The final point I want to make, is that the Climate Justice Fund is also important – not simply because of what Scotland is doing, but because of how we are seeking to do it.
The fund achieves a disproportionate impact because we work alongside others in partnership. In Malawi, for example, our development funding is backed by a network of individuals, schools, universities, colleges, faith groups and non-governmental organisations.
In fact, in all of the work Scotland is doing to address climate change – in setting and striving to meet strict targets; in developing new technologies; in supporting a just transition; in promoting climate justice - we try to make working in partnership a key principal of everything we do.
That of course includes partnership with governments and organisations in other countries. We believe that we have a great deal to offer the world from Scotland – but we also know that we have a huge amount to learn from countries all across the globe. Which is why it is genuinely heartening to see experts from so many different countries gathered here in Scotland.
I hope you have a fantastic time here in Glasgow. I hope that these discussions that you are having are stimulating and productive. And I hope you can gain a long term benefit from the contacts you make here, from the information you are gathering and the experiences that you are sharing.

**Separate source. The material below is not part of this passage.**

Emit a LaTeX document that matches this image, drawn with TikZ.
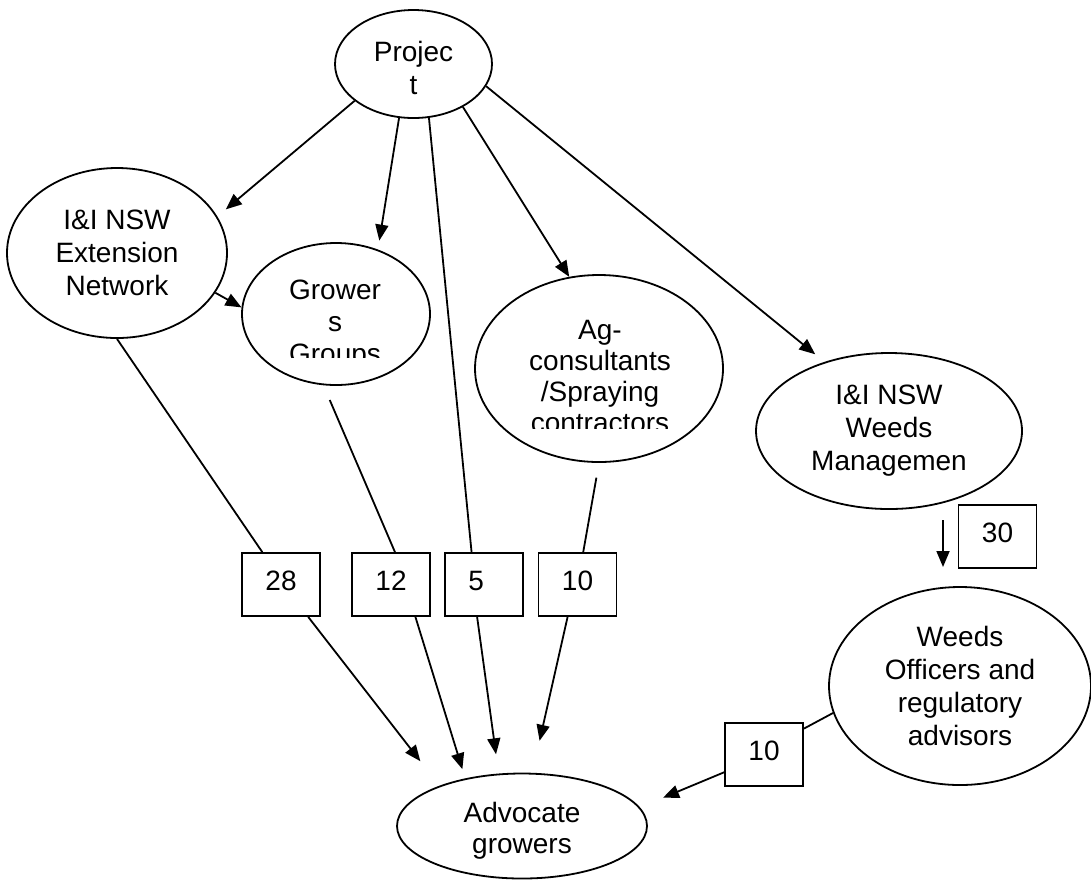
\documentclass[tikz,border=0pt]{standalone}
\usepackage{fontspec}
\setmainfont{Liberation Sans}
\usetikzlibrary{arrows.meta,shapes.geometric}

\begin{document}
\begin{tikzpicture}[
    x=0.5pt, y=-0.5pt,
    bubble/.style={draw, ellipse, line width=0.9pt, inner sep=0pt, align=center, font=\fontsize{14}{16.5}\selectfont},
    numbox/.style={draw, rectangle, line width=0.9pt, minimum width=39pt, minimum height=31.5pt, inner sep=0pt, text height=10pt, text depth=4pt, font=\fontsize{14}{16.5}\selectfont},
    txt/.style={align=center, inner sep=0pt, anchor=north, font=\fontsize{14}{16}\selectfont},
    arr/.style={-{Triangle[length=8pt,width=6.5pt]}, line width=0.9pt},
    link/.style={line width=0.9pt}
]
  \useasboundingbox (0,0) rectangle (1091,880);

  % Project at the top
  \node[bubble, minimum width=78.5pt, minimum height=54pt, text height=31pt] (proj) at (413.5,64) {Projec\\t};

  % bodies it reaches
  \node[bubble, minimum width=110pt, minimum height=85pt] (ext) at (117,253) {I\&I NSW\\Extension\\Network};
  \node[bubble, minimum width=94pt, minimum height=71pt] (grow) at (336,314) {};
  \node[bubble, minimum width=124pt, minimum height=93.5pt] (agc) at (599,368.5) {};
  \node[bubble, minimum width=133pt, minimum height=78pt] (wm) at (889,431) {I\&I NSW\\Weeds\\Managemen};
  \node[bubble, minimum width=131pt, minimum height=99pt] (wo) at (960,686) {Weeds\\Officers and\\regulatory\\advisors};
  \node[bubble, minimum width=125pt, minimum height=52.5pt] (adv) at (522,826) {};

  % texts cut off at the bottom
  \begin{scope}
    \clip (230,240) rectangle (440,357);
    \node[txt] (growtxt) at (335,279.5) {Grower\\s\\Groups};
  \end{scope}
  \begin{scope}
    \clip (470,270) rectangle (730,428);
    \node[txt, font=\fontsize{14}{15.5}\selectfont] (agctxt) at (600,319.5) {Ag-\\consultants\\/Spraying\\contractors};
  \end{scope}
  \begin{scope}
    \clip (390,770) rectangle (660,858);
    \node[txt, font=\fontsize{14}{15.5}\selectfont] (advtxt) at (522,801.5) {Advocate\\growers};
  \end{scope}

  % numbers
  \node[numbox] (b28) at (281,584.5) {28};
  \node[numbox] (b12) at (391,584.5) {12};
  \node[numbox] (b5) at (484,584.5) {5\phantom{0}};
  \node[numbox] (b10) at (577.5,584.5) {10};
  \node[numbox] (b30) at (997.5,536.5) {30};
  \node[numbox] (b10w) at (764,754.5) {10};

  \coordinate (wmout) at (943,520);
  \coordinate (woin) at (943,567);

  % Arrows
  \draw[arr, shorten >=5.5pt] (proj.212) -- (ext.20);
  \draw[arr, shorten >=4.5pt] (proj.255) -- (grow.57);
  \draw[link] (proj.286) -- (b5.111);
  \draw[arr] (proj.319) -- (agc.108);
  \draw[arr, shorten >=6pt] (proj.343) -- (wm.133);
  \draw[arr] (ext.338) -- (grow.176);
  \draw[link] (ext.270) -- (b28.120);
  \draw[arr, shorten >=15.5pt] (b28.310) -- (adv.154);
  \draw[link, shorten <=8pt] (grow.260) -- (b12.83);
  \draw[arr, shorten >=4.8pt] (b12.307) -- (adv.140);
  \draw[arr, shorten >=9.7pt] (b5.258) -- (adv.114);
  \draw[link, shorten <=7.5pt] (agc.270) -- (b10.80);
  \draw[arr, shorten >=16.4pt] (b10.253) -- (adv.79);
  \draw[arr] (wmout) -- (woin);
  \draw[link] (wo.192) -- (b10w.33);
  \draw[arr, shorten >=12.5pt] (b10w.204) -- (adv.9);
\end{tikzpicture}
\end{document}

If you do that, this conference will be a success, not just in its own terms, but a success in terms of the action it can spark for the future. I hope it will deepen understanding, inspire that action, and ultimately advance the cause of climate justice which is so close to the heart of everyone here. And as a result of that, this conference will contribute to tackling the climate crisis.
For all of those reasons, it is a great pleasure to be here today. I wish you all well for the rest of the week.